- Job:
Leaving out every picture, retype the lines below from the top through the one that contains "plt.rcParams['font.family'] = ['Liberation".
━━━ Source material ━━━
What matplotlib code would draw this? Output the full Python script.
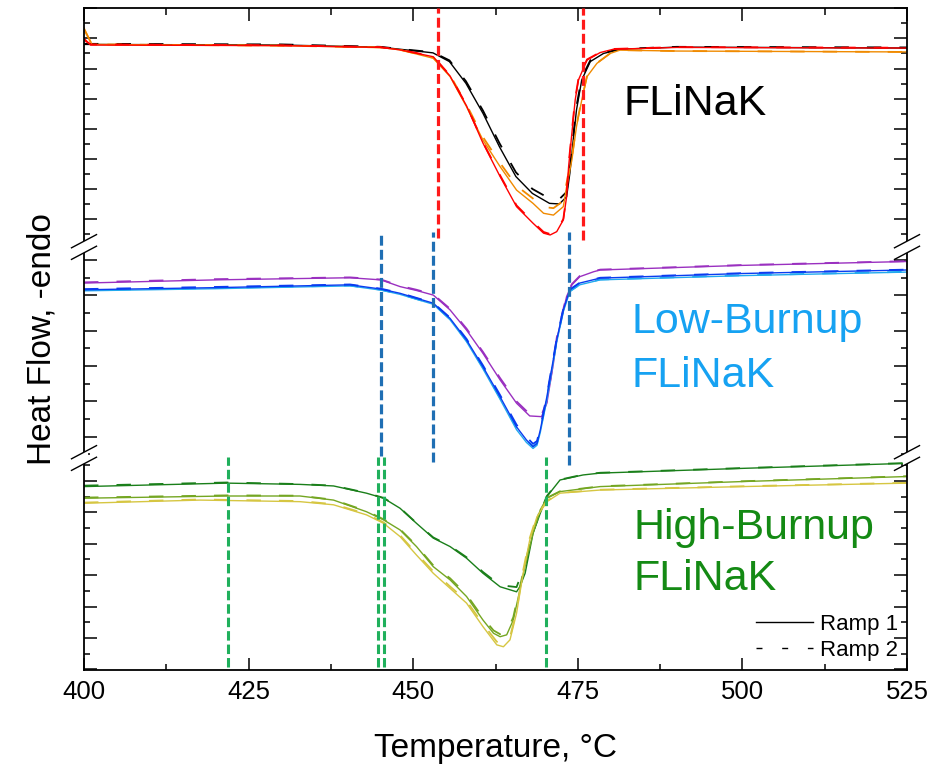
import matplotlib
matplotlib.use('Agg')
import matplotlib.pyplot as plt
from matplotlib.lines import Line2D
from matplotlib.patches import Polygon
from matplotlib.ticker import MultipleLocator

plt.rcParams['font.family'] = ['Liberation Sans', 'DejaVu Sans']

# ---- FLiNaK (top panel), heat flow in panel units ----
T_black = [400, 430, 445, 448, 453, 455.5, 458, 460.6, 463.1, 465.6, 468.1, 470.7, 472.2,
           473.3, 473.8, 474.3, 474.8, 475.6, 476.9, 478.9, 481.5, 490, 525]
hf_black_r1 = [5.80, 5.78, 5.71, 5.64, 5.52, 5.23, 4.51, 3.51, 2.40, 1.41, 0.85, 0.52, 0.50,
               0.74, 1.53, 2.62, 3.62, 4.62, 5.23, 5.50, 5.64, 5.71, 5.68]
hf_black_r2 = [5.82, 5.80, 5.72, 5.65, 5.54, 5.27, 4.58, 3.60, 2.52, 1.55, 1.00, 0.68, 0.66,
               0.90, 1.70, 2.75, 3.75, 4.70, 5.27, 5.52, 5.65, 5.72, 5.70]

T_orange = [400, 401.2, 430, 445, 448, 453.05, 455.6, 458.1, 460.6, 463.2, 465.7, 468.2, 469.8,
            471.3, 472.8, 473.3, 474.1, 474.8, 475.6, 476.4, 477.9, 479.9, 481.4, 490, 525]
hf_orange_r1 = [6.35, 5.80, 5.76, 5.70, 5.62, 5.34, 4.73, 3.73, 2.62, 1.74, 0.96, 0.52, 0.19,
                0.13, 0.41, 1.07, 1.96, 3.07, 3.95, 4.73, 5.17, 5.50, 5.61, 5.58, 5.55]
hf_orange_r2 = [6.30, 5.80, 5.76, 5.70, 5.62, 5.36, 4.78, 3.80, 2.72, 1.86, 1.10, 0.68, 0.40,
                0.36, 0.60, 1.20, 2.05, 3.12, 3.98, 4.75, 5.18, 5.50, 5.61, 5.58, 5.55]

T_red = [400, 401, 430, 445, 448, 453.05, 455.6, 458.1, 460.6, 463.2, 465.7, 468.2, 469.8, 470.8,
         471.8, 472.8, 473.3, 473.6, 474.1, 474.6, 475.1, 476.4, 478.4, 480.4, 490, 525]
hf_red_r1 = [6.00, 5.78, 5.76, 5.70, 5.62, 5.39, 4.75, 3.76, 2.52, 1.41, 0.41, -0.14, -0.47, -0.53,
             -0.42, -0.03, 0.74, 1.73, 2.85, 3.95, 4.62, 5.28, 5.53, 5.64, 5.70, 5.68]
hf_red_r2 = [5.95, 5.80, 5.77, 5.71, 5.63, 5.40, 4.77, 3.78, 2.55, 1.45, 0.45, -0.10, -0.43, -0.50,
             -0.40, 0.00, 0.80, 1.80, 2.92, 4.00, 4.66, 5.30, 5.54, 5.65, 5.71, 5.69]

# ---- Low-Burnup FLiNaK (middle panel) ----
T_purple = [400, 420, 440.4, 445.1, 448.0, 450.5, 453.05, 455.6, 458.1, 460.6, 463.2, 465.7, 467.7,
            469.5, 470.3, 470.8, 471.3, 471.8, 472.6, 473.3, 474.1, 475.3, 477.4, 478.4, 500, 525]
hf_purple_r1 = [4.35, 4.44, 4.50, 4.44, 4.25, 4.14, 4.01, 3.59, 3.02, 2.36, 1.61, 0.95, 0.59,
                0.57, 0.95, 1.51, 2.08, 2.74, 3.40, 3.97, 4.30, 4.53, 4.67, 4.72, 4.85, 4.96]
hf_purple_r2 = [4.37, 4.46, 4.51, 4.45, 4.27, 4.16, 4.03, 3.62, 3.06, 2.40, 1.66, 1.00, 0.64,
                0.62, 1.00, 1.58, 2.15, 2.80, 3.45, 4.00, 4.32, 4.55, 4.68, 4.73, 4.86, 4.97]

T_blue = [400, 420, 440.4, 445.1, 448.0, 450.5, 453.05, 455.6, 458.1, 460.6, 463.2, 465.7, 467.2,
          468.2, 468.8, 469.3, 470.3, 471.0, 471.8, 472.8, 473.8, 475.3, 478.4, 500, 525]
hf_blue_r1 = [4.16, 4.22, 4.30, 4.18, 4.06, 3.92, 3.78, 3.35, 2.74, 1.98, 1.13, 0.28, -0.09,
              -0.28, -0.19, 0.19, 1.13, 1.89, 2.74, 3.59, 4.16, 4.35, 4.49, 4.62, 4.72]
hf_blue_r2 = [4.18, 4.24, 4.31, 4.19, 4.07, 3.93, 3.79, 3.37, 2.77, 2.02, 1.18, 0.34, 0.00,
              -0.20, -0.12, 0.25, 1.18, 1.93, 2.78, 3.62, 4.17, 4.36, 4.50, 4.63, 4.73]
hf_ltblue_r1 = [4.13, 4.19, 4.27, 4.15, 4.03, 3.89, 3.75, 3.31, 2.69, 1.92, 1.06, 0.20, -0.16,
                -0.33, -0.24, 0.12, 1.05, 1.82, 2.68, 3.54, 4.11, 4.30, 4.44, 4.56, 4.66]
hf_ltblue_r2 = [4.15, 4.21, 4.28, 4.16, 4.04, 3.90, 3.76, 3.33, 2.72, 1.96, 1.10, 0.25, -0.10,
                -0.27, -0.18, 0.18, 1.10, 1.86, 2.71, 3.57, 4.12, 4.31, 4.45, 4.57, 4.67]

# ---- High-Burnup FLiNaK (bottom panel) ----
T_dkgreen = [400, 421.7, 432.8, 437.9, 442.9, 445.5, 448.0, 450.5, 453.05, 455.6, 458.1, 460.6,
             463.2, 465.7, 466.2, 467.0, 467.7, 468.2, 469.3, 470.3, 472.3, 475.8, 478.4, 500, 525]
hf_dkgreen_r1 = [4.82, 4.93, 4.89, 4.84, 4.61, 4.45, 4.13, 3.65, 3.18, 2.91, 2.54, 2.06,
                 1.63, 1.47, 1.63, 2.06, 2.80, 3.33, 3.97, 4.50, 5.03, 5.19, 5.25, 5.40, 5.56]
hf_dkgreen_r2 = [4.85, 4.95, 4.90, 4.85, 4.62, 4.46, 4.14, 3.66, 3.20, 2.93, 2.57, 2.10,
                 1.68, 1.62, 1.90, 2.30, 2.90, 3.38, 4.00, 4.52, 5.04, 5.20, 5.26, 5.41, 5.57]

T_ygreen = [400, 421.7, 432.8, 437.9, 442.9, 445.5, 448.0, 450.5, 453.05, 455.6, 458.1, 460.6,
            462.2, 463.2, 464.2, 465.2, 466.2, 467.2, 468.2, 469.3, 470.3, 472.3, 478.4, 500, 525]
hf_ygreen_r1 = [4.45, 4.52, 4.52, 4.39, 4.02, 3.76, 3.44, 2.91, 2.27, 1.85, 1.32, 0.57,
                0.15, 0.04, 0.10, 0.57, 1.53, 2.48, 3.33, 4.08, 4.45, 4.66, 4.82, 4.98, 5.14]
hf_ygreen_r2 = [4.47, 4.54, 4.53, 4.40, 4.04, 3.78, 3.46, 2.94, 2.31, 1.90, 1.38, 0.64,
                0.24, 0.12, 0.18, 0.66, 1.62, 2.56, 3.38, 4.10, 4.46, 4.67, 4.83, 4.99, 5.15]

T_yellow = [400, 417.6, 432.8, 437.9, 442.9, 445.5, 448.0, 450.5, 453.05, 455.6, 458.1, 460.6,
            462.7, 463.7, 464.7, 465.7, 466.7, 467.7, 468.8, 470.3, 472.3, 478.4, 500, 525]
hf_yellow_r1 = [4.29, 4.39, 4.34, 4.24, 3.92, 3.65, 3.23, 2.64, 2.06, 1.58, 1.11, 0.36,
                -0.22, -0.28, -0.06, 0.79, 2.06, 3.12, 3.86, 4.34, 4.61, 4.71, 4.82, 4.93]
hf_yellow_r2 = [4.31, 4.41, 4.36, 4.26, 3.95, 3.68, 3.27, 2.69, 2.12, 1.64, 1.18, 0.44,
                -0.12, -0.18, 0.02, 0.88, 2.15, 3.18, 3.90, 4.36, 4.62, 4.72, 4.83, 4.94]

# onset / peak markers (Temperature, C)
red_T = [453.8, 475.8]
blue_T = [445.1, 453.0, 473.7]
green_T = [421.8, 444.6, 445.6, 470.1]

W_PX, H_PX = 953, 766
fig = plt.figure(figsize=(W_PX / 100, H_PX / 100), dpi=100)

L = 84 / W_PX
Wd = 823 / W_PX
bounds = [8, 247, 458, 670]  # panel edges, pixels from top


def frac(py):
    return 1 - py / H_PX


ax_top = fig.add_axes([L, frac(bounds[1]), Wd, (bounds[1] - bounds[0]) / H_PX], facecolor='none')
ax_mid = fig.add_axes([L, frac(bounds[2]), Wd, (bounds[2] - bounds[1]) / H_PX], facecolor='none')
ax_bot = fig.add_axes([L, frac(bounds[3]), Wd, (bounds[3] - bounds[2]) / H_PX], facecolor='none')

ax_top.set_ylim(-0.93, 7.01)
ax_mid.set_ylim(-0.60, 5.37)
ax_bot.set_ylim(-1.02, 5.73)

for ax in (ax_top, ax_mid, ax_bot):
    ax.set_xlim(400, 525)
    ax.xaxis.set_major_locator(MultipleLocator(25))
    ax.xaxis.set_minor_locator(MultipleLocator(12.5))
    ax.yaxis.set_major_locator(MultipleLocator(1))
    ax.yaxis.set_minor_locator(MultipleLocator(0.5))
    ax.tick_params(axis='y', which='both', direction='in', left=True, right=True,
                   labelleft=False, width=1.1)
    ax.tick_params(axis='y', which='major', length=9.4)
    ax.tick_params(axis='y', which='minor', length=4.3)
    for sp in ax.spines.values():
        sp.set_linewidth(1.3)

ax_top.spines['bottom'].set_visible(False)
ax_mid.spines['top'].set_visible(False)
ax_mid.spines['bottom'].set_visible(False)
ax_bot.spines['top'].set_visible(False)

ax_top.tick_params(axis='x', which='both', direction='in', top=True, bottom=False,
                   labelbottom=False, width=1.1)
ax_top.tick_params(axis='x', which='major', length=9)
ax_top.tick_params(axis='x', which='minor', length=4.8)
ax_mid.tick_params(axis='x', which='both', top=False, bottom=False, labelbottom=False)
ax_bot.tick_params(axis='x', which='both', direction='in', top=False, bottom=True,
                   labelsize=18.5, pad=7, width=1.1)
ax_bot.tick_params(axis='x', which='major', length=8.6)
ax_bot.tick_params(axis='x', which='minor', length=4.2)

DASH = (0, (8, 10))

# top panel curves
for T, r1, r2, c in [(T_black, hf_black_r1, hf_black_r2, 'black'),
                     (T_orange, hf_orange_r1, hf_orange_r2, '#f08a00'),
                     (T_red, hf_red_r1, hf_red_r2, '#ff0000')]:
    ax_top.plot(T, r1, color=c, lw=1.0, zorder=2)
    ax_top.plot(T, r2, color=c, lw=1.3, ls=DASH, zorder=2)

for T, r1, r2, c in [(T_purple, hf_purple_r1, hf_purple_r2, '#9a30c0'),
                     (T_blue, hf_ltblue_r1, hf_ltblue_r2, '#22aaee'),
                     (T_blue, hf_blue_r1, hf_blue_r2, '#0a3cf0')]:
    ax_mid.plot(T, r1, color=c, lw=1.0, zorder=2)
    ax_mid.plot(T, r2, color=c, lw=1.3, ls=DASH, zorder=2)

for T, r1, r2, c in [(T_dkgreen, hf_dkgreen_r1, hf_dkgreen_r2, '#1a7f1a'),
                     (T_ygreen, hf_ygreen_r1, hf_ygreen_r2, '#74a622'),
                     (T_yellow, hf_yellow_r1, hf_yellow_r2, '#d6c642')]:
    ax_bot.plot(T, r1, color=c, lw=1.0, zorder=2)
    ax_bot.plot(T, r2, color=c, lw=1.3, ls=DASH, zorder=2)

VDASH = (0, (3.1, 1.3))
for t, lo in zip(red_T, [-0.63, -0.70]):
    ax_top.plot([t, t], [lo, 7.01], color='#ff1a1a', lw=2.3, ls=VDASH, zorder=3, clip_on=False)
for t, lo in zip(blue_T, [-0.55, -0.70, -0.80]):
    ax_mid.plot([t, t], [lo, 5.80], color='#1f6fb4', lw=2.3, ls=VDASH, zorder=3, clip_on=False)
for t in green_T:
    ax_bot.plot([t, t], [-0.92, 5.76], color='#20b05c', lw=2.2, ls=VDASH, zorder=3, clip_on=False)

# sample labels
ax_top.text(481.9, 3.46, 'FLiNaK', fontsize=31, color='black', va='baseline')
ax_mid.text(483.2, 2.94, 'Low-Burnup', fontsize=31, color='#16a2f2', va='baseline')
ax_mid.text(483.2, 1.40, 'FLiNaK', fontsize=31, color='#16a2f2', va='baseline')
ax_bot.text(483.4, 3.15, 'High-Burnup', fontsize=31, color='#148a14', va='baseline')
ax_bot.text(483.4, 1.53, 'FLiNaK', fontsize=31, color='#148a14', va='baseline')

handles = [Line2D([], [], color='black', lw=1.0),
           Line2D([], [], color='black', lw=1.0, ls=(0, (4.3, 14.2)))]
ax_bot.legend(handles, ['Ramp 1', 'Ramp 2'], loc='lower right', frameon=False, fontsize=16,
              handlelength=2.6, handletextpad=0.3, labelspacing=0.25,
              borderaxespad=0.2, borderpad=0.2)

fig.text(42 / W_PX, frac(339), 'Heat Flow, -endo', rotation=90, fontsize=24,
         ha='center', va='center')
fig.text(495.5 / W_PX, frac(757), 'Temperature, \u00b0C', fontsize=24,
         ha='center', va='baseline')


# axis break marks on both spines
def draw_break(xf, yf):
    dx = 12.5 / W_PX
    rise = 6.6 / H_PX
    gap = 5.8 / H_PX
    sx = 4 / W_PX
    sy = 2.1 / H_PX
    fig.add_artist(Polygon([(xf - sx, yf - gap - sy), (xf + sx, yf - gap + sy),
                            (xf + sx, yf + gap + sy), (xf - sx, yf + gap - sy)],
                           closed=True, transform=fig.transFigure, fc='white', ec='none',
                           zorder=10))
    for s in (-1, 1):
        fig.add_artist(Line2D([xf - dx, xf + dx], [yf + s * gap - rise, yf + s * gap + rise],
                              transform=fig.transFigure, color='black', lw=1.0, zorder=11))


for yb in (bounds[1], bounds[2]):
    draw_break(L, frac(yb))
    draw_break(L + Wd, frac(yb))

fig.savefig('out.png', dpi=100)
━━━
- Written answer:
What matplotlib code would draw this? Output the full Python script.
import matplotlib
matplotlib.use('Agg')
import matplotlib.pyplot as plt
from matplotlib.lines import Line2D
from matplotlib.patches import Polygon
from matplotlib.ticker import MultipleLocator

plt.rcParams['font.family'] = ['Liberation Sans', 'DejaVu Sans']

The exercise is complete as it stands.